Right hook

Change in the weather

“To be prepared is half the victory.”
—Miguel de Cervantes Saavedra

As of this writing, the losses in the wake of Hurricane Katrina have yet to be fully counted.

Yet, even as rescue efforts continue, the blame-Bush game has begun.

On a recent airing of Air America Radio (KJFK 1230 AM) chief airhead Randi Rhodes said this regarding the devastation in New Orleans: “This president is never going to do the right thing. I think somewhere deep down inside him, he takes a lot of joy about losing people, if he thinks they vote Democrat or if he thinks they’re poor, or if he thinks they’re in a blue state, whatever his reasons are not to rescue those people who are [planning] for their safety.”

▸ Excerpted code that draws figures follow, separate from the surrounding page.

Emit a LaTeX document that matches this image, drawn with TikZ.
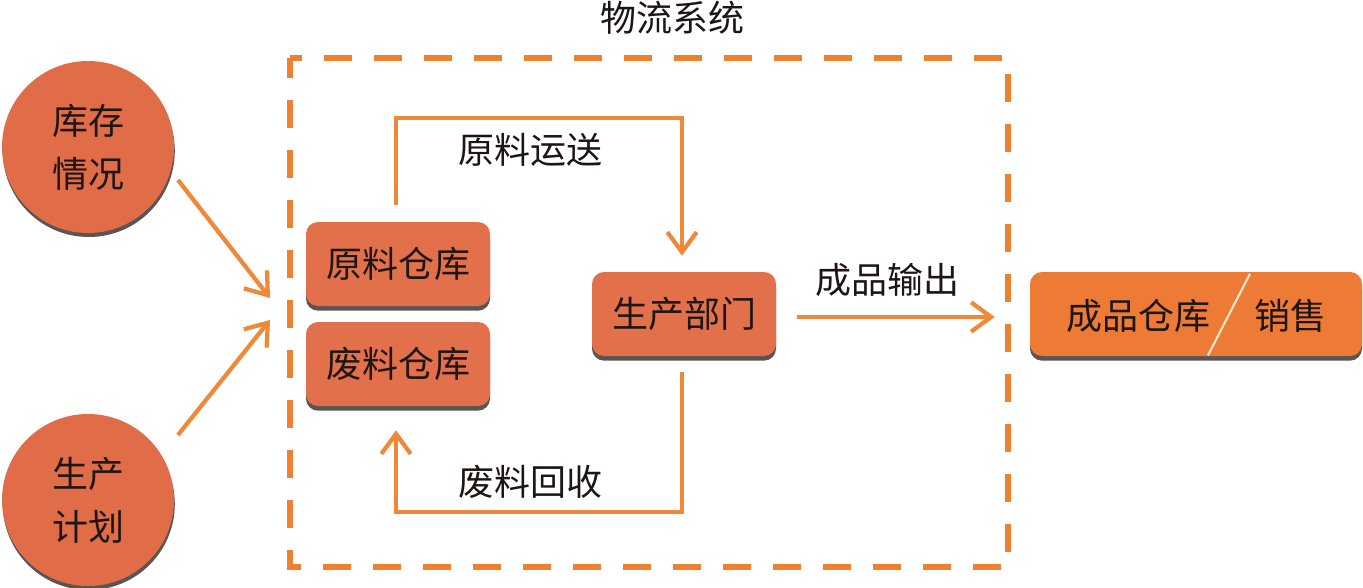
\documentclass[tikz,border=0pt]{standalone}
\usepackage{fontspec}
\newfontfamily\cjk{Noto Sans CJK SC}
\usetikzlibrary{arrows.meta,shadows,calc}
\definecolor{circfill}{HTML}{E06C48}
\definecolor{boxfill}{HTML}{E2704A}
\definecolor{endfill}{HTML}{EE7B35}
\definecolor{arrowc}{HTML}{F0883A}
\definecolor{dashc}{HTML}{EE8030}
\definecolor{shadowc}{HTML}{5A5552}
\definecolor{textc}{HTML}{1E1614}
\definecolor{slashc}{HTML}{FBE6C8}
\tikzset{
  txt/.style={font=\cjk\fontsize{27}{40}\selectfont, text=textc},
  circ/.style={circle, fill=circfill, minimum size=129pt, inner sep=0pt, align=center, txt,
    drop shadow={shadow xshift=0.6pt, shadow yshift=-3pt, fill=shadowc, opacity=1}},
  rbox/.style={rectangle, rounded corners=9pt, fill=boxfill, minimum width=138pt, minimum height=63pt, inner sep=0pt, txt,
    drop shadow={shadow xshift=0pt, shadow yshift=-3.5pt, fill=shadowc, opacity=1}},
  flow/.style={draw=arrowc, line width=3.2pt, -{Straight Barb[length=15pt,width=22pt]}},
  sysbox/.style={draw=dashc, line width=5.2pt, dash pattern=on 21pt off 16.5pt, dash phase=6pt},
  lbl/.style={txt, inner sep=0pt}
}
\begin{document}
\begin{tikzpicture}[x=0.75pt,y=-0.75pt]
\useasboundingbox (0,0) rectangle (1363,588);
% system boundary
\draw[sysbox] (290,58) rectangle (1008,567);
\node[lbl] (title) at (672,18) {物流系统};
% circles
\node[circ] (c1) at (88,147) {库存\\情况};
\node[circ] (c2) at (88,500) {生产\\计划};
% boxes
\node[rbox] (yl) at (398,264) {原料仓库};
\node[rbox] (fl) at (398,364) {废料仓库};
\node[rbox] (sc) at (684,314) {生产部门};
\node[rbox, fill=endfill, minimum width=249pt] (cp) at (1196,314) {};
\node[lbl] (cpa) at (1138,316) {成品仓库};
\node[lbl] (cpb) at (1290,316) {销售};
\draw[slashc, line width=1.6pt] ($(cp.north)+(54,2)$) -- ($(cp.south)+(12,-1)$);
% inputs
\coordinate (in1) at (270,298);
\coordinate (in2) at (270,320);
\draw[flow] ($(c1.center)+(90,33)$) -- (in1);
\draw[flow] ($(c2.center)+(90,-65)$) -- (in2);
% raw material transport
\draw[flow] ($(yl.north)+(-2,-17)$) -- ($(yl.north)+(-2,-104)$) -| ($(sc.north)+(-2,-16)$);
\node[lbl] (ly) at (530,150) {原料运送};
% waste recovery
\draw[flow] ($(sc.south)+(-2,16)$) -- ($(sc.south)+(-2,156)$) -| ($(fl.south)+(-2,24)$);
\node[lbl] (lf) at (530,482) {废料回收};
% output
\draw[flow] ($(sc.east)+(21,3)$) -- ($(cp.west)+(-35,3)$);
\node[lbl] (lo) at (887,280) {成品输出};
\end{tikzpicture}
\end{document}
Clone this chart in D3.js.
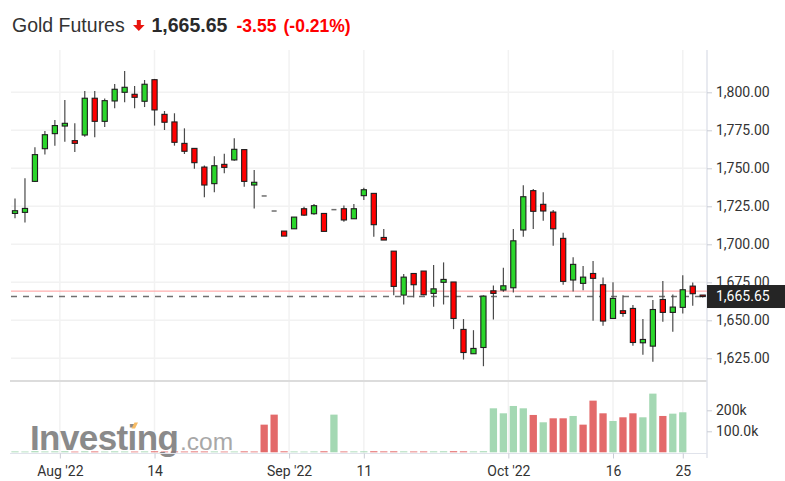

Some choice [paraphrased] telephone calls followed:

• Katrina was caused by global warming and Bush’s oil buddies.

• The president cut funding for the New Orleans’ levee system, and so Katrina’s damage was his fault.

• The Louisiana National Guard troops were all in Iraq and hence unavailable to help.

And on it went.

OK, time for a reality check.

Let’s recall that there have been many hurricanes greater in intensity that caused more damage before Katrina ever hit New Orleans. Oh yes, and they hit long before the president ever took office.

In fact, hurricanes have been around since the beginning of time. To the best of my knowledge, the president doesn’t have the ability to order them up like strategic nuclear strikes.

Also, there has been no clearly established evidence that global warming even exists, let alone as a man-made event. Even assuming it does exist, I’m quite certain that it started long before President Bush took office and before his rejection of the Kyoto Protocol Treaty in his first term.

(And let’s also recall that the 1997 Byrd-Hagel Senate Resolution opined, by a vote of 95-0, that Kyoto was bad for America.)

Federal money for local projects (aka “pork") is doled out by Congress, not the president.

The president doesn’t have the constitutional authority to make emergency-preparedness plans for municipalities, cities or states.

The president, however, did urge New Orleans Mayor Ray Naglin to perform a mandatory evacuation of the city two days before Katrina hit (which His Honor neglected to mention in his oft-reported cry for help from the federal government.)

Why a good percentage of the population didn’t leave sooner is the mayor’s fault and perhaps also of the residents themselves—not the president. (How do you live in a freaking hurricane zone and not comprehend the term “evacuation?")

And as for the Guard? James S. Robbins at National Review Online wrote this: “According to Lieutenant General H. Steven Blum, chief of the National Guard Bureau, 75 percent of the Army and Air National Guard are available nationwide. In addition, the federal government has agreed since the conflict in Iraq started not to mobilize more than 50 percent of Guard assets in any given state, in order to leave sufficient resources for governors to respond to emergencies.”

So let’s be honest. Katrina is proof positive of what happens when our safety and welfare is put into the hands of idiot bureaucrats and the government.

Consider the following resources to prepare yourself for emergencies of all kinds: www.redcross.org/services/disaster/beprepared; http://federalistpatriot.us/useprpc.

Supplies can be found at camping stores (or my local favorite, Twin City Surplus).